Here are some more examples of what no teacher, male or female, can teach a class, particularly in a co-educational college, without an awkward blush:"Look what a fertile vale she’s got there! Yes, with all the grass so beautifully cropped, too!" It is a sad thing for a woman "to sleep alone without a prick." "Manelaus threw away his sword when he saw but a glimpse of Helen’s breasties." "Our six-inch Ladies Comforters." "Well, if we could slaughter a full-grown cock.” “No dog will even grab your balls, again!" "What are you — a man or a phallic symbol?" "She’s a fine bottom." "I have not seen a bonnier lass." "Nor I a shapelier cunt." "Our triangles carefully plucked." "The men are like the ramrods and can’t wait to leap into the bed."

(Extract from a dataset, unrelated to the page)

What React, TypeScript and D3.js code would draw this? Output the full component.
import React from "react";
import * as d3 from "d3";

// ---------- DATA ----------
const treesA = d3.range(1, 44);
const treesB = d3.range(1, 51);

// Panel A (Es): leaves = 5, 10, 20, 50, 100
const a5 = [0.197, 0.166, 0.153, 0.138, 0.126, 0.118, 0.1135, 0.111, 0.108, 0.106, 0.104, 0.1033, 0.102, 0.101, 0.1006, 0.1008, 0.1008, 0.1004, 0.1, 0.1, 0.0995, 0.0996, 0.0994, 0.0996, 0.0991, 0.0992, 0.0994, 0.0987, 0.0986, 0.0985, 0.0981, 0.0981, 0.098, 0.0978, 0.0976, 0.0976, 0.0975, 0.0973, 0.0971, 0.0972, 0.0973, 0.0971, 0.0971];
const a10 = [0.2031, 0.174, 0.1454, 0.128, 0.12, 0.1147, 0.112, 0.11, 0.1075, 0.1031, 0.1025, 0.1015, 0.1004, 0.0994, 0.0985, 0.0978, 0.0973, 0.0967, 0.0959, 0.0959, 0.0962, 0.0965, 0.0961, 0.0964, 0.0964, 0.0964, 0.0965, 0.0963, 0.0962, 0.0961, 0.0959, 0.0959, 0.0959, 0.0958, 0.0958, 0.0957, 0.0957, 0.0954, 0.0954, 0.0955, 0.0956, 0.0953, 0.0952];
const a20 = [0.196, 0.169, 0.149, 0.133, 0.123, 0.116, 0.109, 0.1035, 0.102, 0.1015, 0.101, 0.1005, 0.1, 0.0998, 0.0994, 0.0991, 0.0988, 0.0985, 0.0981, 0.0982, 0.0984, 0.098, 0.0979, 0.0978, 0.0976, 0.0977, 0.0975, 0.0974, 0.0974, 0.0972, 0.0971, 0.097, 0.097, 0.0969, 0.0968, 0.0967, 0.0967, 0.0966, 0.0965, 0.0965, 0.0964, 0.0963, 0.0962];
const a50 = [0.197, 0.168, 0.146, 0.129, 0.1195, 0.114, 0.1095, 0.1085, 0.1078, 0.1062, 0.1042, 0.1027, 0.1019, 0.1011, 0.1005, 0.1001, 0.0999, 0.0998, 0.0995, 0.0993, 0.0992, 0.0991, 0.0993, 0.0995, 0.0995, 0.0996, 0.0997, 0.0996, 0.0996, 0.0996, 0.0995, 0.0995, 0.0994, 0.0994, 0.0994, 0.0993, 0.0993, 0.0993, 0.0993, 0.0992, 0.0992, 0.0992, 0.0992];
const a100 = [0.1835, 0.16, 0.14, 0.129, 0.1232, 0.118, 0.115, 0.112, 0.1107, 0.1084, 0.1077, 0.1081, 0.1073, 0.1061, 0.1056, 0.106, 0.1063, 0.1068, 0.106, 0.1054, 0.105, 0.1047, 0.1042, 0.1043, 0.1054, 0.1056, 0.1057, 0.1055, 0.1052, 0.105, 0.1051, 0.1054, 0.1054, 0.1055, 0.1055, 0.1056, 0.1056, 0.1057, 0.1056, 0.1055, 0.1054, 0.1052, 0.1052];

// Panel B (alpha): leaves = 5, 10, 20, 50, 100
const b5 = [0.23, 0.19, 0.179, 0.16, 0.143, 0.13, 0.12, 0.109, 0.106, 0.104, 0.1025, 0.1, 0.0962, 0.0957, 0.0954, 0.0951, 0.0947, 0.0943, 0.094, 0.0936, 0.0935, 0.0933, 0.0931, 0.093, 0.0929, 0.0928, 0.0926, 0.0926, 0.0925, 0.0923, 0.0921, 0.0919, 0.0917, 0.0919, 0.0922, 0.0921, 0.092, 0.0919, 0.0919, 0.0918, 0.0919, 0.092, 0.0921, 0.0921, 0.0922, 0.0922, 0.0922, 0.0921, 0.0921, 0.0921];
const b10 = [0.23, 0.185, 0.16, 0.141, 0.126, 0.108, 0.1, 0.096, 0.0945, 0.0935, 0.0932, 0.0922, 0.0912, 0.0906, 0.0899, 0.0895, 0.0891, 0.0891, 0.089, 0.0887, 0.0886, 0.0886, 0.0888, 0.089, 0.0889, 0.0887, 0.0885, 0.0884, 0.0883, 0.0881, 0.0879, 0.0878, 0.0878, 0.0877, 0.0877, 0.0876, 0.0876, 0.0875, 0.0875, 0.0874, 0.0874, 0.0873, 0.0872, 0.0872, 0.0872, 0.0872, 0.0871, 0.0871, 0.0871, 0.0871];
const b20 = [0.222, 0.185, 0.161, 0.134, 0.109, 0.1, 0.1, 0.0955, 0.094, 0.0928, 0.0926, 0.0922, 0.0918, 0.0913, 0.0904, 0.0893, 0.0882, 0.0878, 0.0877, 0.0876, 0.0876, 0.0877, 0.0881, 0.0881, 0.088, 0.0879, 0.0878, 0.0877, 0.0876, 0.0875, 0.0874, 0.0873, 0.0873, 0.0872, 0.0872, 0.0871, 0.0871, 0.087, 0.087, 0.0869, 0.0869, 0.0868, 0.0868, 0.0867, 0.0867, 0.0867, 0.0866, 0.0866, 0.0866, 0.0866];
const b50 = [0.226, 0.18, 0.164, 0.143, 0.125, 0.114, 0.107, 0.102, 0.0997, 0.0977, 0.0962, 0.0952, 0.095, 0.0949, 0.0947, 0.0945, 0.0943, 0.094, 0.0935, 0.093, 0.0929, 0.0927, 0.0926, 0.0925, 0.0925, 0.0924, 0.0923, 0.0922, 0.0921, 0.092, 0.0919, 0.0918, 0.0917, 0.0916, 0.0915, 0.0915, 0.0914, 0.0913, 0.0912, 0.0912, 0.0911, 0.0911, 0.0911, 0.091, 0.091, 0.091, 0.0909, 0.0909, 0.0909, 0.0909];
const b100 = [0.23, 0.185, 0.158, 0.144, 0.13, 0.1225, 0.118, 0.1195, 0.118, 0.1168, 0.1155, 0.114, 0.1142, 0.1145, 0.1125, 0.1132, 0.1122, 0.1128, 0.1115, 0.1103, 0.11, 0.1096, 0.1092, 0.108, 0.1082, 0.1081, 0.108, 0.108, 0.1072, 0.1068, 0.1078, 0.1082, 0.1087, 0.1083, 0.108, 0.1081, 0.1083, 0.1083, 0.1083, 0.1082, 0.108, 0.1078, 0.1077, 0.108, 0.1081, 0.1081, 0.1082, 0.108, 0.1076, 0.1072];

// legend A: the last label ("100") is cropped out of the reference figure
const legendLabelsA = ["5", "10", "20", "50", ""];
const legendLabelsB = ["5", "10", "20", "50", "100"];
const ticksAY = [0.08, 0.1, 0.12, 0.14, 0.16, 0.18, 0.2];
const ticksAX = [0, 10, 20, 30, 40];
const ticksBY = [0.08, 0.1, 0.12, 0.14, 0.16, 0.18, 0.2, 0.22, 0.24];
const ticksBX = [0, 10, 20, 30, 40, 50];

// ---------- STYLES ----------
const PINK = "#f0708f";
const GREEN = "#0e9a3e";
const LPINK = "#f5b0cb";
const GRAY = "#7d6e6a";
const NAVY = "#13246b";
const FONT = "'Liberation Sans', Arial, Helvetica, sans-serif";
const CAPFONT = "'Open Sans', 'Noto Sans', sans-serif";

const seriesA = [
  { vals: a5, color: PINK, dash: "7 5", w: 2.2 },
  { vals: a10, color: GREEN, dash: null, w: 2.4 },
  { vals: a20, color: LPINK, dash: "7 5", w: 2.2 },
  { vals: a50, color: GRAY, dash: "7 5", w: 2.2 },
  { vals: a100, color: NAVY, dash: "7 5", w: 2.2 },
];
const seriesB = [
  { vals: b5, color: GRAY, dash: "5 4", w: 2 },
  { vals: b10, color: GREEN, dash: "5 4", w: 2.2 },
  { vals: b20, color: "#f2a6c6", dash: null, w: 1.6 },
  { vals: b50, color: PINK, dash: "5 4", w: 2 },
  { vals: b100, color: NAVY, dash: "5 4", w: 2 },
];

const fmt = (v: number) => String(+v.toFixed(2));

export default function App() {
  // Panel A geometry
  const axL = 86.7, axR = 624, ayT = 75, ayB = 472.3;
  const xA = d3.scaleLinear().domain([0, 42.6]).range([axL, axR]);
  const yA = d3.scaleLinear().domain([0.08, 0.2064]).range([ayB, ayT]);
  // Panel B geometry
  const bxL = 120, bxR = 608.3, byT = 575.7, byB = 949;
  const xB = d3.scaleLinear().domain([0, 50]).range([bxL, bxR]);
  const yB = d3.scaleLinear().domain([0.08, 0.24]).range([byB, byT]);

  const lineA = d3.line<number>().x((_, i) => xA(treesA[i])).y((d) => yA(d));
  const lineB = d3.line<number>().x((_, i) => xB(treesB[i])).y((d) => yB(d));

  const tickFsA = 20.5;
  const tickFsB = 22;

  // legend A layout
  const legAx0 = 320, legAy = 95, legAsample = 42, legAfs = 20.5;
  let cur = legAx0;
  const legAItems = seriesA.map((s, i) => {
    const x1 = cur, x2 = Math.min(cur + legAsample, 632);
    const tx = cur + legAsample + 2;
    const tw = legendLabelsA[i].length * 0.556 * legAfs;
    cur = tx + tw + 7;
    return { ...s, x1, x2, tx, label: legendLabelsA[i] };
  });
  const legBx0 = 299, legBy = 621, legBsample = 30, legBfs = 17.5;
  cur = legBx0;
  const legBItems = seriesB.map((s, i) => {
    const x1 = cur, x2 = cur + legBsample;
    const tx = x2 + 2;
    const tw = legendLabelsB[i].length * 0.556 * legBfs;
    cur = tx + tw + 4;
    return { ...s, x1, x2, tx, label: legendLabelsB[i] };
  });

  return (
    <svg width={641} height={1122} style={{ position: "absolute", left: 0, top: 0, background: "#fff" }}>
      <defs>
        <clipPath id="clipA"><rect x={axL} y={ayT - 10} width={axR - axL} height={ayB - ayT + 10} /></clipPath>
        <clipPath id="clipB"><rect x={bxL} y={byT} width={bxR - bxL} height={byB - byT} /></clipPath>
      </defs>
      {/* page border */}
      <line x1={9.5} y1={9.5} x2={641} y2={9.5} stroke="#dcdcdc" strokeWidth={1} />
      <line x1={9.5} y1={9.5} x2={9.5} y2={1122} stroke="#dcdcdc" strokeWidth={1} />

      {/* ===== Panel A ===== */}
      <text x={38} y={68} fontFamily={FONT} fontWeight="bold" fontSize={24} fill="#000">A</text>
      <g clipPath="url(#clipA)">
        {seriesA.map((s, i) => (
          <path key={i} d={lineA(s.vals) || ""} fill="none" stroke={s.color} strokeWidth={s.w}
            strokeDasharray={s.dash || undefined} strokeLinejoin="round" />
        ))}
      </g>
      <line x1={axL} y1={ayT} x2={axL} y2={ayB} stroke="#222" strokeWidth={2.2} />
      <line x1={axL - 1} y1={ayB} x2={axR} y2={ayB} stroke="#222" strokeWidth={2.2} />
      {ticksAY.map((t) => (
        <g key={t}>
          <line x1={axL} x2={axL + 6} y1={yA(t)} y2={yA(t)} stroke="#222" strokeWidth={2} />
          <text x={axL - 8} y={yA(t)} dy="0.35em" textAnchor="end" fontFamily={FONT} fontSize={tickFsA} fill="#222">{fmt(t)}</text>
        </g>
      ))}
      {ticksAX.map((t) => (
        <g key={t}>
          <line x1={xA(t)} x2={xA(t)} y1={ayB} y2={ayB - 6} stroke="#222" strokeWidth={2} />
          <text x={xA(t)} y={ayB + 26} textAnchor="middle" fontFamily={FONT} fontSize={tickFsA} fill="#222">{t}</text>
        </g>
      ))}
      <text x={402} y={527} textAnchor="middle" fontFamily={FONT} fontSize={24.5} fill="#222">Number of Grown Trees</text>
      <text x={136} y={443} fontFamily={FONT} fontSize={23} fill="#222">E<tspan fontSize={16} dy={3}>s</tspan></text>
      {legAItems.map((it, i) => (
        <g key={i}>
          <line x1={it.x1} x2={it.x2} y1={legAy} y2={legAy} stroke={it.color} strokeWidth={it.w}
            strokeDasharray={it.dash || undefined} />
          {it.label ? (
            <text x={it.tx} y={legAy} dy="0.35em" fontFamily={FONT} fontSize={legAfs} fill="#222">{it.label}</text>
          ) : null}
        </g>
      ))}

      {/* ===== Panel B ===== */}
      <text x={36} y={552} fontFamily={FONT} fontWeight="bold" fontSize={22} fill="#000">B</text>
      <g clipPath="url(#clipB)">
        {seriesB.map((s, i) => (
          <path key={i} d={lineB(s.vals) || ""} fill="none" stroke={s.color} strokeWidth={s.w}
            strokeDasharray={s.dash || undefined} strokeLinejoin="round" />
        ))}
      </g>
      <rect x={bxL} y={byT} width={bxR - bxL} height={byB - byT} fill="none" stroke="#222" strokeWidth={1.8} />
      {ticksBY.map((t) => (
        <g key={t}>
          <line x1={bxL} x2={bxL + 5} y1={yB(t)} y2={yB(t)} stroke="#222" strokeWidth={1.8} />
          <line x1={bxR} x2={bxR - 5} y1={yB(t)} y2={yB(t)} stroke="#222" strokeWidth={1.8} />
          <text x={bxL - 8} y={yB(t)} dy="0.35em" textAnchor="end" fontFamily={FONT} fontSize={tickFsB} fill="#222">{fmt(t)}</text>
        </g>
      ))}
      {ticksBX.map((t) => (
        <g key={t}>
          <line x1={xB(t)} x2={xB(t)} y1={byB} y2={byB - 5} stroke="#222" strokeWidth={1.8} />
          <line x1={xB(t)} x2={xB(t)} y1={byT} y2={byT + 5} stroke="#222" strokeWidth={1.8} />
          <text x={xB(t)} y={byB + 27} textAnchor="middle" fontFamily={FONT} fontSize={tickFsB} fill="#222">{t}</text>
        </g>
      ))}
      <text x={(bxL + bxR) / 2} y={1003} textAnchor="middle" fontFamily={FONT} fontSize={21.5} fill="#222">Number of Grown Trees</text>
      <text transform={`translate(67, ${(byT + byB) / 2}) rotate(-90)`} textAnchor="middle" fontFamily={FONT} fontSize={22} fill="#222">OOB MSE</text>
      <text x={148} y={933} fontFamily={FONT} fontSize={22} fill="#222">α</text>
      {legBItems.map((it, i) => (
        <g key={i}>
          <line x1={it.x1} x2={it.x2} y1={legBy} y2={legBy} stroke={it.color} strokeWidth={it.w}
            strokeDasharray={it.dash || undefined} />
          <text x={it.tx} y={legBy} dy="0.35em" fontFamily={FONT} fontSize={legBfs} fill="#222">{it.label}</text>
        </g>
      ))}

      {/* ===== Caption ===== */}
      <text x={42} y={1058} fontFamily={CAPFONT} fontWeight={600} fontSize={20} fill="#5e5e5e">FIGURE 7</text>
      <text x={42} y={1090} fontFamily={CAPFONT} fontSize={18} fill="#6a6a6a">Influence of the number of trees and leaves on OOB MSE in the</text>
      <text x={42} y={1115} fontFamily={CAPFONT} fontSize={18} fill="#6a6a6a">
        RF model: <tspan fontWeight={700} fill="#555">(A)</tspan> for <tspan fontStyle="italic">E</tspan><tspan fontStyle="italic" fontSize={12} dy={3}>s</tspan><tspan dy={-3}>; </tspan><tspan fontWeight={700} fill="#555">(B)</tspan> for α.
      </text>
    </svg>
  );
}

Even a magistrate in the play wantonly suggests: “Now I have got to go off to Salamis; so if you’ve got time, could you go down to my place tonight and put the pin back in the hole for her?” “Could you go down around lunch time perhaps and ease the strap off for her, enlarge the opening a little.”

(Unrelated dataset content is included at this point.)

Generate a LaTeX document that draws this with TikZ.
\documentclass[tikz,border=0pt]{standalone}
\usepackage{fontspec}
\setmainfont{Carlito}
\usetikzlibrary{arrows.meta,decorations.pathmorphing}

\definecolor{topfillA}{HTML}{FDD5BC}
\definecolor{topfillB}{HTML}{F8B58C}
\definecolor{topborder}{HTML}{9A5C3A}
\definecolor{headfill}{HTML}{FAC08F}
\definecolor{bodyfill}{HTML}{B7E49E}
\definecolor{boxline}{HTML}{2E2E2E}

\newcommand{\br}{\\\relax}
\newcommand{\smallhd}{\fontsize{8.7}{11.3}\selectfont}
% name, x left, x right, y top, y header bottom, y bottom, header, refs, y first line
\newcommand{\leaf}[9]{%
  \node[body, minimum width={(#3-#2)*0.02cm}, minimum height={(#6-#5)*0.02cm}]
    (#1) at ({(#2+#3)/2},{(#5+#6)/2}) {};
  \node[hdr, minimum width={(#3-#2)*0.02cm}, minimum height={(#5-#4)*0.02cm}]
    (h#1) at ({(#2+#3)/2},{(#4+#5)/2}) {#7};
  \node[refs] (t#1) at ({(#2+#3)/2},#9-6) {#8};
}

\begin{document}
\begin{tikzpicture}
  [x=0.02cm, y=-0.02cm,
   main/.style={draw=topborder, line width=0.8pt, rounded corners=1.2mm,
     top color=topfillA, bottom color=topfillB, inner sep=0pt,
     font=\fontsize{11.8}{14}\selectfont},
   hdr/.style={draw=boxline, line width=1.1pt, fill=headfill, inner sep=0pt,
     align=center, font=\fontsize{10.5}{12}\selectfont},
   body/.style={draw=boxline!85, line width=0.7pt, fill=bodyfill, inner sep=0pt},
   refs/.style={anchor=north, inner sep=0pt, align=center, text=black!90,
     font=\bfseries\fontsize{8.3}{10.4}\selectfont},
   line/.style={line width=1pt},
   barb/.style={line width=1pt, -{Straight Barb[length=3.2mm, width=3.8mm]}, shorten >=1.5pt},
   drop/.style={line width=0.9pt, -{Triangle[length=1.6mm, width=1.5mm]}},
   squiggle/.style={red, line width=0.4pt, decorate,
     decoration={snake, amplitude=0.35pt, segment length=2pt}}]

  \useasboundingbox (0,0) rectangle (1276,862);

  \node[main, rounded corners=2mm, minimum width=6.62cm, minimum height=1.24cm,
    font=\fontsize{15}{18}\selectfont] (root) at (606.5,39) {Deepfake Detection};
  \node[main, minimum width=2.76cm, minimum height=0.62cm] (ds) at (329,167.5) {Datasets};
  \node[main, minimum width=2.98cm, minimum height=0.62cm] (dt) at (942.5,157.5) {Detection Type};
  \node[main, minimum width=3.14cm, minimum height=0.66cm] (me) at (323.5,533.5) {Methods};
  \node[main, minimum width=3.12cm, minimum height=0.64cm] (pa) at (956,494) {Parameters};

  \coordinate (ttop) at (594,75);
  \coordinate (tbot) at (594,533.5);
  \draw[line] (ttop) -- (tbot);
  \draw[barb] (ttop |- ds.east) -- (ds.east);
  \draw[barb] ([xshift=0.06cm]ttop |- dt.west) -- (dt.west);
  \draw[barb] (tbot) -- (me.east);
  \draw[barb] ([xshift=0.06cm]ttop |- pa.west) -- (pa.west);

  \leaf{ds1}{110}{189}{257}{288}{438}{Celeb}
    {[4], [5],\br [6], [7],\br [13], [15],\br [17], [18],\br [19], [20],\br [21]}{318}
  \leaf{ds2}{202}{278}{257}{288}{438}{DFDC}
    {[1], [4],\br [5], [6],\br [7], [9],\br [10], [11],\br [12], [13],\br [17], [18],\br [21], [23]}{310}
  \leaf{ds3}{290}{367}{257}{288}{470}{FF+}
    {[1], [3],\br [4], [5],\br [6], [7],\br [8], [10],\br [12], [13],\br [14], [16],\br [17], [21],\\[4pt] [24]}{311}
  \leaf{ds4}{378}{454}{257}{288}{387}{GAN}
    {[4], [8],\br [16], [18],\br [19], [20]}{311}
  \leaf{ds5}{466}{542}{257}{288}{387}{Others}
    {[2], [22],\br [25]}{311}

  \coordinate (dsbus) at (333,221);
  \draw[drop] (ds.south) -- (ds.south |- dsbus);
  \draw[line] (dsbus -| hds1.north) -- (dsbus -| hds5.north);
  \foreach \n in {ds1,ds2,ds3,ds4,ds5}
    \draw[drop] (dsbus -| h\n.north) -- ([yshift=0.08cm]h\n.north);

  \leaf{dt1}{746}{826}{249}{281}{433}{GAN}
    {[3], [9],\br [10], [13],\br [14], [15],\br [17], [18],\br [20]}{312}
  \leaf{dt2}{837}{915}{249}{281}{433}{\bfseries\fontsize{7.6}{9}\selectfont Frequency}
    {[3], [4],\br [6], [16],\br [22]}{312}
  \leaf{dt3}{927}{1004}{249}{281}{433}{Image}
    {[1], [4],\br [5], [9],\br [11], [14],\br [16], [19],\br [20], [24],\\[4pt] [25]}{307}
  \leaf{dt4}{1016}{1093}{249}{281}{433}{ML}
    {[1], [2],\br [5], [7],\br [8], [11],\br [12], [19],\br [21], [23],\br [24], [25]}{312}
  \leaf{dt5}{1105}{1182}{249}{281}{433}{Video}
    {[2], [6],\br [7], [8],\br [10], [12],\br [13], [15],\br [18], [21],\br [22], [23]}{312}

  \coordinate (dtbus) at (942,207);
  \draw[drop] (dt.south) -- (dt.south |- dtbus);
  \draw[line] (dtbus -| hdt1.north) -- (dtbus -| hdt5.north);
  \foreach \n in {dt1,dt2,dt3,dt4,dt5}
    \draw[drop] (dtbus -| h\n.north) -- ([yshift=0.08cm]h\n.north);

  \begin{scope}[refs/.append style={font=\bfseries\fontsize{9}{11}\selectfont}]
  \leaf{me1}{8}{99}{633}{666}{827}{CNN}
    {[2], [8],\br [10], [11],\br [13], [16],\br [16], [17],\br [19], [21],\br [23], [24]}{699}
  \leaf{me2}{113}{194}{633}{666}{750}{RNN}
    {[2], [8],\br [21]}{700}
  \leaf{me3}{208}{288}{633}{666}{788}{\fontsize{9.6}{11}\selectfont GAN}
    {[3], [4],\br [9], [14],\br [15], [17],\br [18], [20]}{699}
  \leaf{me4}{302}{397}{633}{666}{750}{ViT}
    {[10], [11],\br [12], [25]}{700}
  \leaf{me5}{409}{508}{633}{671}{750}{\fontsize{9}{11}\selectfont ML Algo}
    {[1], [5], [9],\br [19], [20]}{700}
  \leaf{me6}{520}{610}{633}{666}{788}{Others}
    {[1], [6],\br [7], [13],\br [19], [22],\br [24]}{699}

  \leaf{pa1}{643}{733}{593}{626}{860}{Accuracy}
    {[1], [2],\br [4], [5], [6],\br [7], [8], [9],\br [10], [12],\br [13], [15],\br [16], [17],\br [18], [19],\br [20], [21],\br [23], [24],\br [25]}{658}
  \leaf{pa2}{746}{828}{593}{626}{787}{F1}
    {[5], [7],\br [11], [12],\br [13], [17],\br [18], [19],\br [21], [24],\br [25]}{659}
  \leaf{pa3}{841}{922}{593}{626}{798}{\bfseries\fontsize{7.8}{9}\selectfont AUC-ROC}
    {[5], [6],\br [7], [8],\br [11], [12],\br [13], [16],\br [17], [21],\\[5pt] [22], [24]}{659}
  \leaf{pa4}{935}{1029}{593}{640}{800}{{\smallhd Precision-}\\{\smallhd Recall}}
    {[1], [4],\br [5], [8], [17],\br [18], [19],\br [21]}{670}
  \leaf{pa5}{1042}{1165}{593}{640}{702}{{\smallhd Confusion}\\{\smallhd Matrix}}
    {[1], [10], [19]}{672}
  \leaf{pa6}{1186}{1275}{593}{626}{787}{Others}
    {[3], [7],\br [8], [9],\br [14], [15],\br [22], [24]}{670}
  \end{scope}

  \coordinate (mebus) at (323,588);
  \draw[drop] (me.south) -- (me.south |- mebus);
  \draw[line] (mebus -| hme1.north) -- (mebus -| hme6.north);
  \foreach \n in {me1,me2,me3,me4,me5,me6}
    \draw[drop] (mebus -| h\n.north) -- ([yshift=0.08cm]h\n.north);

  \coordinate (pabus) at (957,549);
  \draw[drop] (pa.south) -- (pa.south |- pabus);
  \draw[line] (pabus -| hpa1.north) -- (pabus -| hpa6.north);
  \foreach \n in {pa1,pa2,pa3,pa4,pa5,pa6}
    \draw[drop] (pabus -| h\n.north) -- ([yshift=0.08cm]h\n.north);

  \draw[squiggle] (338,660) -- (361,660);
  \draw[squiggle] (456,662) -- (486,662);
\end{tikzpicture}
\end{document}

Another text prescribed is Chaucer’s The Wife of Bath’s Prologue, which too deals with free sex. Says a character: “For if I were to sell my belle chose/I could go walking fresher than a rose”. Can a teacher, particularly a female one, explain `belle chose’ (literal meaning `a beautiful thing’ that is the female principle) to the students? Chaucer’s Canterbury Tales is by and large healthy literature. But why choose from among its several tales this smutty and pathologically morbid story?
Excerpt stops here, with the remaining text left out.